Convém saber que ego e misantropia são os ingredientes principais dos filmes do roteirista e diretor Alex Ross Perry, na hora de encarar Rainha do Mundo (Queen of Earth, 2015). Porque quando Elisabeth Moss surge em close-up invasivo logo na abertura do filme, com a maquiagem preta borrada pelo choro, em pleno rompimento com o namorado, o espectador talvez tenda a pensar que nada, na vida da personagem, pode ficar pior do que está.

Na trama, a atriz de Mad Men interpreta Catherine e Katherine Waterston, de Vício Inerente, vive sua melhor amiga, Virginia. Ao longo do filme elas passam uma semana de verão na casa de campo isolada da família de Virginia, e parece ser a oportunidade ideal para Catherine cuidar da sua mágoa pelo fim do relacionamento com James (Kentucher Audley) e pelo suicídio recente de seu pai, que ela idolatrava.
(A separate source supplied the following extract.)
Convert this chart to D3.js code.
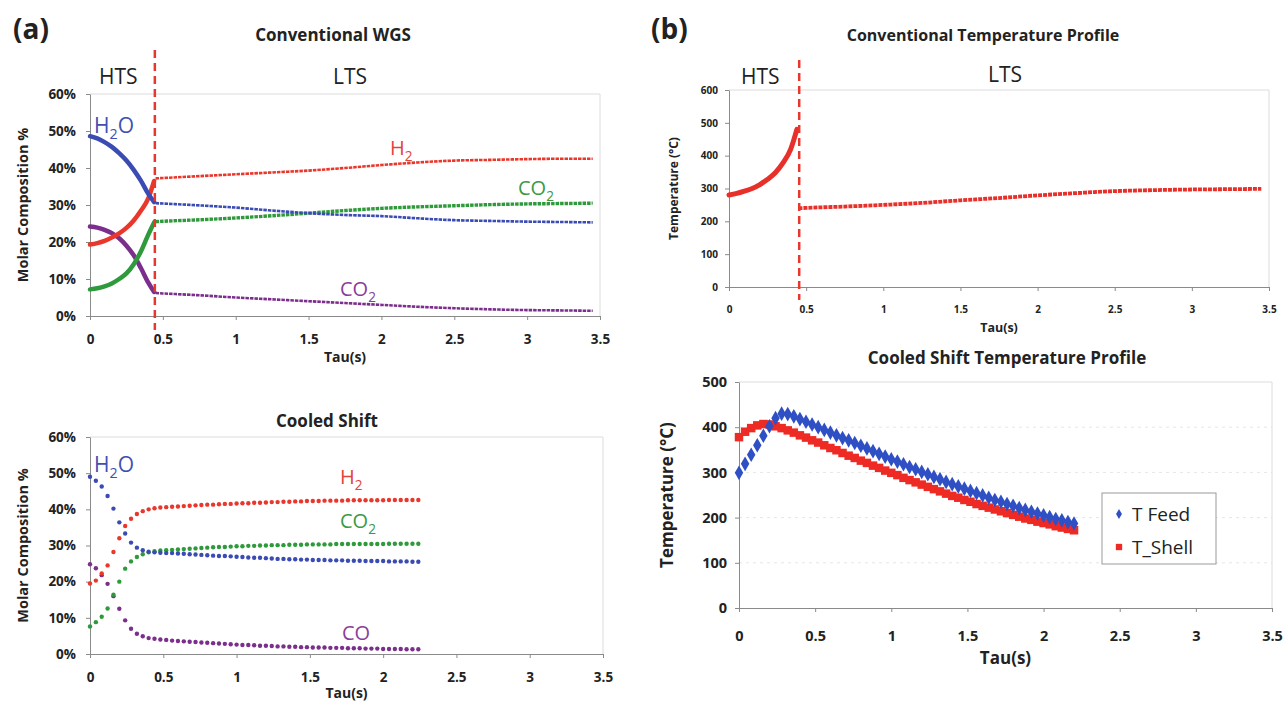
<!DOCTYPE html>
<meta charset="utf-8">
<style>
body{margin:0;background:#fff;}
text{font-family:"Open Sans",sans-serif;}
.tick text{font-weight:bold;fill:#222;}
.axis path,.axis line{stroke:#8a8a8a;}
.frame{stroke:#dcdcdc;fill:none;}
</style>
<body>
<script src="https://d3js.org/d3.v7.min.js"></script>
<script>
// ---- data ----
var tauTicks = [0,0.5,1,1.5,2,2.5,3,3.5];
var tauSplit = 0.445;

// conventional WGS, HTS part
var tauHTS  = [0,0.05,0.1,0.15,0.2,0.25,0.3,0.35,0.4,0.44];
var h2oHTS  = [48.6,48.0,47.0,45.7,44.0,42.0,39.5,36.5,33.0,30.8];
var h2HTS   = [19.3,19.7,20.3,21.2,22.3,23.8,25.8,28.5,31.8,36.5];
var co2HTS  = [7.2,7.5,8.0,8.8,10.0,11.5,14.0,17.5,22.0,25.3];
var coHTS   = [24.2,23.9,23.3,22.4,21.0,19.0,16.4,12.9,9.0,6.5];
// conventional WGS, LTS part
var tauLTS  = [0.45,0.5,0.75,1,1.25,1.5,1.75,2,2.25,2.5,2.75,3,3.25,3.45];
var h2oLTS  = [30.5,30.4,29.9,29.3,28.5,27.8,27.3,27.0,26.4,25.9,25.7,25.5,25.4,25.3];
var h2LTS   = [37.2,37.3,37.8,38.3,38.8,39.3,40.0,40.8,41.5,42.0,42.2,42.4,42.5,42.5];
var co2LTS  = [25.5,25.6,26.0,26.5,27.1,27.8,28.5,29.1,29.5,29.8,30.1,30.3,30.4,30.5];
var coLTS   = [6.2,6.1,5.6,5.0,4.5,4.0,3.5,3.0,2.5,2.1,1.8,1.6,1.5,1.4];

// cooled shift composition
var tauCooled = [0,0.04,0.08,0.12,0.16,0.2,0.24,0.28,0.32,0.36,0.4,0.44,0.48,0.52,0.56,0.6,0.64,0.68,0.72,0.76,
  0.8,0.84,0.88,0.92,0.96,1,1.04,1.08,1.12,1.16,1.2,1.24,1.28,1.32,1.36,1.4,1.44,1.48,1.52,1.56,
  1.6,1.64,1.68,1.72,1.76,1.8,1.84,1.88,1.92,1.96,2,2.04,2.08,2.12,2.16,2.2,2.24];
var h2oCooled = [49.0,47.9,46.3,43.7,40.2,36.4,33.3,30.8,29.4,28.7,28.3,28.1,28.0,27.9,27.9,27.8,27.7,27.6,27.5,27.4,
  27.3,27.2,27.1,27.1,27.0,26.9,26.8,26.7,26.6,26.6,26.5,26.4,26.3,26.3,26.2,26.2,26.1,26.1,26.0,26.0,
  26.0,25.9,25.9,25.9,25.8,25.8,25.8,25.7,25.7,25.7,25.7,25.6,25.6,25.6,25.6,25.5,25.5];
var h2Cooled = [19.5,20.3,22.3,24.5,28.2,32.0,35.4,37.4,38.7,39.5,40.0,40.3,40.5,40.6,40.7,40.8,40.9,41.0,41.1,41.2,
  41.3,41.3,41.4,41.5,41.5,41.6,41.7,41.7,41.8,41.8,41.9,42.0,42.0,42.1,42.1,42.2,42.2,42.3,42.3,42.3,
  42.4,42.4,42.4,42.4,42.5,42.5,42.5,42.5,42.5,42.5,42.5,42.6,42.6,42.6,42.6,42.6,42.6];
var co2Cooled = [7.6,8.8,10.3,12.6,16.4,20.0,23.6,25.6,26.8,27.6,28.1,28.4,28.6,28.7,28.8,28.9,29.0,29.1,29.2,29.3,
  29.4,29.5,29.6,29.6,29.7,29.8,29.8,29.9,29.9,30.0,30.0,30.1,30.1,30.1,30.2,30.2,30.2,30.3,30.3,30.3,
  30.3,30.3,30.4,30.4,30.4,30.4,30.4,30.4,30.4,30.4,30.4,30.5,30.5,30.5,30.5,30.5,30.5];
var coCooled = [24.8,23.7,21.8,19.4,16.0,12.5,9.3,7.0,5.6,4.9,4.4,4.2,4.0,3.9,3.7,3.6,3.5,3.4,3.3,3.2,
  3.1,3.0,2.9,2.8,2.7,2.6,2.5,2.5,2.4,2.3,2.3,2.2,2.1,2.1,2.0,2.0,1.9,1.9,1.8,1.8,
  1.8,1.7,1.7,1.7,1.6,1.6,1.6,1.5,1.5,1.5,1.4,1.4,1.4,1.4,1.3,1.3,1.3];

// conventional temperature profile
var tempHTS = [280,285,292,300,312,328,348,378,420,480];
var tempLTS = [240,241,245,250,256,264,271,279,286,292,295,297,298,299];

// cooled shift temperature profile (same tau grid, ends at 2.2)
var tFeed  = [299,319,339,360,381,402,420,430,429,424,418,412,406,400,394,388,382,376,371,365,
  359,353,347,341,335,329,324,318,312,307,301,296,290,285,279,274,269,264,259,254,
  249,244,239,235,230,226,221,217,213,209,205,201,197,194,190,187];
var tShell = [378,390,398,404,407,406,402,398,393,388,382,377,371,366,360,354,349,343,337,332,
  326,321,315,310,304,299,294,288,283,278,273,268,263,258,253,248,244,239,235,230,
  226,222,218,214,210,206,202,198,195,191,188,185,181,178,175,172];

var pctTicks = [0,10,20,30,40,50,60];
var tempTicks1 = [0,100,200,300,400,500,600];
var tempTicks2 = [0,100,200,300,400,500];

var C = {h2o:"#3a4bb4", h2:"#ea372c", co2:"#2e9a3b", co:"#7b2e8c", feed:"#2f4fc4", shell:"#ee2a24"};

var svg = d3.select("body").append("svg").attr("width",1286).attr("height",704);

function zip(xs, ys){ return ys.map(function(v,i){ return [xs[i], v]; }); }

function panel(o){
  var x = d3.scaleLinear().domain([0,3.5]).range([o.left,o.right]);
  var y = d3.scaleLinear().domain([0,o.yMax]).range([o.bottom,o.top]);
  var g = svg.append("g");
  if(o.grid){
    g.selectAll(".grid").data(o.yTicks.slice(1,-1)).enter().append("line")
      .attr("x1",o.left).attr("x2",o.right).attr("y1",y).attr("y2",y)
      .attr("stroke","#e6e6e6").attr("stroke-dasharray","3,4");
  }
  g.append("path").attr("class","frame")
    .attr("d","M"+o.left+","+o.top+"H"+o.right+"V"+o.bottom);
  g.append("g").attr("class","axis").attr("transform","translate(0,"+o.bottom+")")
    .call(d3.axisBottom(x).tickValues(tauTicks).tickSize(4).tickSizeOuter(0).tickPadding(o.xPad).tickFormat(function(d){return d;}))
    .selectAll("text").style("font-size",o.font+"px");
  g.append("g").attr("class","axis").attr("transform","translate("+o.left+",0)")
    .call(d3.axisLeft(y).tickValues(o.yTicks).tickSize(4).tickSizeOuter(0).tickPadding(o.yPad).tickFormat(o.yFmt))
    .selectAll("text").style("font-size",o.font+"px");
  svg.append("text").attr("x",o.titleX).attr("y",o.titleY).attr("text-anchor","middle")
    .style("font-size",o.titleSize+"px").style("font-weight","bold").attr("fill","#222").text(o.title);
  svg.append("text").attr("x",(o.left+o.right)/2).attr("y",o.tauY).attr("text-anchor","middle")
    .style("font-size",o.tauSize+"px").style("font-weight","bold").attr("fill","#222").text("Tau(s)");
  svg.append("text").attr("transform","translate("+o.yLabX+","+((o.top+o.bottom)/2)+") rotate(-90)")
    .attr("text-anchor","middle").style("font-size",o.yLabSize+"px").style("font-weight","bold")
    .attr("fill","#222").text(o.yLabel);
  return {x:x, y:y, g:g};
}

function chem(x, y, color, parts, size){
  var t = svg.append("text").attr("x",x).attr("y",y).attr("fill",color).style("font-size",size+"px");
  parts.forEach(function(p){
    if(p.sub) t.append("tspan").attr("dy",size*0.28).style("font-size",(size*0.68)+"px").text(p.sub);
    else t.append("tspan").attr("dy",p.up ? -size*0.28 : 0).text(p.t);
  });
}

var pctFmt = function(d){ return d + "%"; };

// ---------- (a) top: Conventional WGS ----------
var A1 = panel({left:90,right:600,top:94,bottom:316,yMax:60,yTicks:pctTicks,yFmt:pctFmt,
  font:13.5,xPad:14,yPad:10,title:"Conventional WGS",titleX:333,titleY:41,titleSize:17,
  tauY:362,tauSize:14,yLabel:"Molar Composition %",yLabX:28,yLabSize:14.5});

var lineA1 = d3.line().x(function(d){return A1.x(d[0]);}).y(function(d){return A1.y(d[1]);}).curve(d3.curveMonotoneX);
[[coHTS,C.co],[co2HTS,C.co2],[h2HTS,C.h2],[h2oHTS,C.h2o]].forEach(function(s){
  A1.g.append("path").attr("d",lineA1(zip(tauHTS,s[0]))).attr("fill","none")
    .attr("stroke",s[1]).attr("stroke-width",4.5).attr("stroke-linecap","round");
});
[[coLTS,C.co],[co2LTS,C.co2],[h2oLTS,C.h2o],[h2LTS,C.h2]].forEach(function(s){
  A1.g.append("path").attr("d",lineA1(zip(tauLTS,s[0]))).attr("fill","none")
    .attr("stroke",s[1]).attr("stroke-width",s[1]===C.co2 ? 3.4 : 2.6).attr("stroke-dasharray","3.5,1");
});
svg.append("line").attr("x1",A1.x(tauSplit)).attr("x2",A1.x(tauSplit)).attr("y1",50).attr("y2",330)
  .attr("stroke","#e8372c").attr("stroke-width",2.5).attr("stroke-dasharray","8,5");

// ---------- (a) bottom: Cooled Shift ----------
var A2 = panel({left:90,right:603,top:437,bottom:654,yMax:60,yTicks:pctTicks,yFmt:pctFmt,
  font:13.5,xPad:14,yPad:10,title:"Cooled Shift",titleX:327,titleY:427,titleSize:17,
  tauY:698,tauSize:14,yLabel:"Molar Composition %",yLabX:28,yLabSize:14.5});
[[coCooled,C.co],[co2Cooled,C.co2],[h2oCooled,C.h2o],[h2Cooled,C.h2]].forEach(function(s){
  A2.g.append("g").selectAll("circle").data(zip(tauCooled,s[0])).enter().append("circle")
    .attr("cx",function(d){return A2.x(d[0]);}).attr("cy",function(d){return A2.y(d[1]);})
    .attr("r",2.2).attr("fill",s[1]);
});

// ---------- (b) top: Conventional Temperature Profile ----------
var B1 = panel({left:729,right:1269,top:90,bottom:287,yMax:600,yTicks:tempTicks1,yFmt:function(d){return d;},
  font:10,xPad:15,yPad:7,title:"Conventional Temperature Profile",titleX:983,titleY:41,titleSize:16,
  tauY:332,tauSize:12.5,yLabel:"Temperature (°C)",yLabX:678,yLabSize:12});
var lineB1 = d3.line().x(function(d){return B1.x(d[0]);}).y(function(d){return B1.y(d[1]);}).curve(d3.curveMonotoneX);
B1.g.append("path").attr("d",lineB1(zip(tauHTS,tempHTS))).attr("fill","none")
  .attr("stroke","#e8302a").attr("stroke-width",5).attr("stroke-linecap","round");
B1.g.append("path").attr("d",lineB1(zip(tauLTS,tempLTS))).attr("fill","none")
  .attr("stroke","#e8302a").attr("stroke-width",3.8).attr("stroke-dasharray","4,1");
svg.append("line").attr("x1",B1.x(0.455)).attr("x2",B1.x(0.455)).attr("y1",60).attr("y2",300)
  .attr("stroke","#e8372c").attr("stroke-width",2.5).attr("stroke-dasharray","8,5");

// ---------- (b) bottom: Cooled Shift Temperature Profile ----------
var B2 = panel({left:739,right:1272,top:382,bottom:608,yMax:500,yTicks:tempTicks2,yFmt:function(d){return d;},
  font:14.5,xPad:19,yPad:8,title:"Cooled Shift Temperature Profile",titleX:1007,titleY:364,titleSize:17,
  tauY:664,tauSize:17,yLabel:"Temperature (°C)",yLabX:673,yLabSize:17,grid:true});
var tauTemp = tauCooled.slice(0, tFeed.length);
B2.g.append("g").selectAll("path").data(zip(tauTemp,tShell)).enter().append("path")
  .attr("d",d3.symbol(d3.symbolSquare,72))
  .attr("transform",function(d){return "translate("+B2.x(d[0])+","+B2.y(d[1])+")";})
  .attr("fill",C.shell);
B2.g.append("g").selectAll("path").data(zip(tauTemp,tFeed)).enter().append("path")
  .attr("d",d3.symbol(d3.symbolDiamond,62))
  .attr("transform",function(d){return "translate("+B2.x(d[0])+","+B2.y(d[1])+")";})
  .attr("fill",C.feed);

// legend
var leg = svg.append("g").attr("transform","translate(1102,493)");
leg.append("rect").attr("width",114).attr("height",71).attr("fill","#fff").attr("stroke","#9a9a9a");
leg.append("path").attr("d",d3.symbol(d3.symbolDiamond,30)).attr("transform","translate(17,21)").attr("fill",C.feed);
leg.append("path").attr("d",d3.symbol(d3.symbolSquare,40)).attr("transform","translate(17,54)").attr("fill",C.shell);
leg.append("text").attr("x",30).attr("y",28).style("font-size","19px").attr("fill","#222").text("T Feed");
leg.append("text").attr("x",30).attr("y",61).style("font-size","19px").attr("fill","#222").text("T_Shell");

// ---------- labels ----------
svg.append("text").attr("x",13).attr("y",39).style("font-size","28px").style("font-weight","bold").attr("fill","#222").text("(a)");
svg.append("text").attr("x",651).attr("y",39).style("font-size","28px").style("font-weight","bold").attr("fill","#222").text("(b)");
[[99,84,"HTS"],[333,84,"LTS"],[741,84,"HTS"],[988,82,"LTS"]].forEach(function(d){
  svg.append("text").attr("x",d[0]).attr("y",d[1]).style("font-size","21px").attr("fill","#222").text(d[2]);
});

chem(94,133,"#4150b0",[{t:"H"},{sub:"2"},{t:"O",up:true}],21);
chem(390,155,"#e2433a",[{t:"H"},{sub:"2"}],20);
chem(518,195,"#3a9a44",[{t:"CO"},{sub:"2"}],20);
chem(340,296,"#8a3d99",[{t:"CO"},{sub:"2"}],20);

chem(94,472,"#4150b0",[{t:"H"},{sub:"2"},{t:"O",up:true}],21);
chem(340,484,"#e2433a",[{t:"H"},{sub:"2"}],20);
chem(340,528,"#3a9a44",[{t:"CO"},{sub:"2"}],20);
chem(342,640,"#8a3d99",[{t:"CO"}],20);
</script>
</body>
</html>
Na casa de campo, porém, voltam lembranças e ressentimentos, acabando logo com a ilusão de que teremos um filme sobre redenção, se essa ilusão ainda houvesse.

Porque Perry usa a casa do lago não como cenário de iluminação mas como gênero - da trilha sonora tensa aos letreiros que parecem saídos de um slasher dos anos 1970, tudo em Rainha do Mundo evoca o terror de cabana, e, se já não tivesse sido usado antes, o título Eu Sei o que Vocês Fizeram no Verão Passado caberia muito bem nesta história sobre rancor e loucura. Aqui, a introspecção da solidão, ao invés de curar os lutos, serve apenas para isolar ainda mais.

Ao mesmo tempo em que respeita as regras desse gênero (a opressão se dá principalmente pela oposição de Catherine à figura estoica e viva de Virginia, com sua roupa de ginástica, suas saladas e sua disposição matinal), Perry usa o suspense para tratar dos temas que ele carrega consigo de outros filmes, como o recente Cala Boca Philip, o único lançado no Brasil. A impossibilidade da empatia é o principal desses temas. A desarticulação provocada pela incapacidade de se enxergar no outro, central para Perry, é transformada em Rainha do Mundo em combustível não só para uma morte social mas para uma ruína física completa.

Moss e Waterston respondem notavelmente às exigências de Perry até a metade do filme; as duas atrizes se saem particularmente bem nas cenas de diálogos cortantes, de comportamento passivo-agressivo, pelas quais o roteirista/diretor é conhecido. O combustível parece escassear, porém, do meio para o fim, quando o arsenal formal de fusões e close-ups se esgota e a alienação entre Virginia e Catherine não tem mais volta.

Em nome de uma fidelidade ao gênero que escolheu seguir aqui, Perry faz do outro uma ameaça apenas (a faca sobre a mesa, o desejo de roubar o amante) - e isso no fim soa simplista. Talvez o diretor pensasse que estivesse levando seus temas ao limite do melodrama, mas o desfecho de Rainha do Mundo (que já ficava claro e incontornável muito cedo) parece mais uma saída fácil e de impacto para o drama de sermos incapazes de dividirmos com os outros a nossa dor.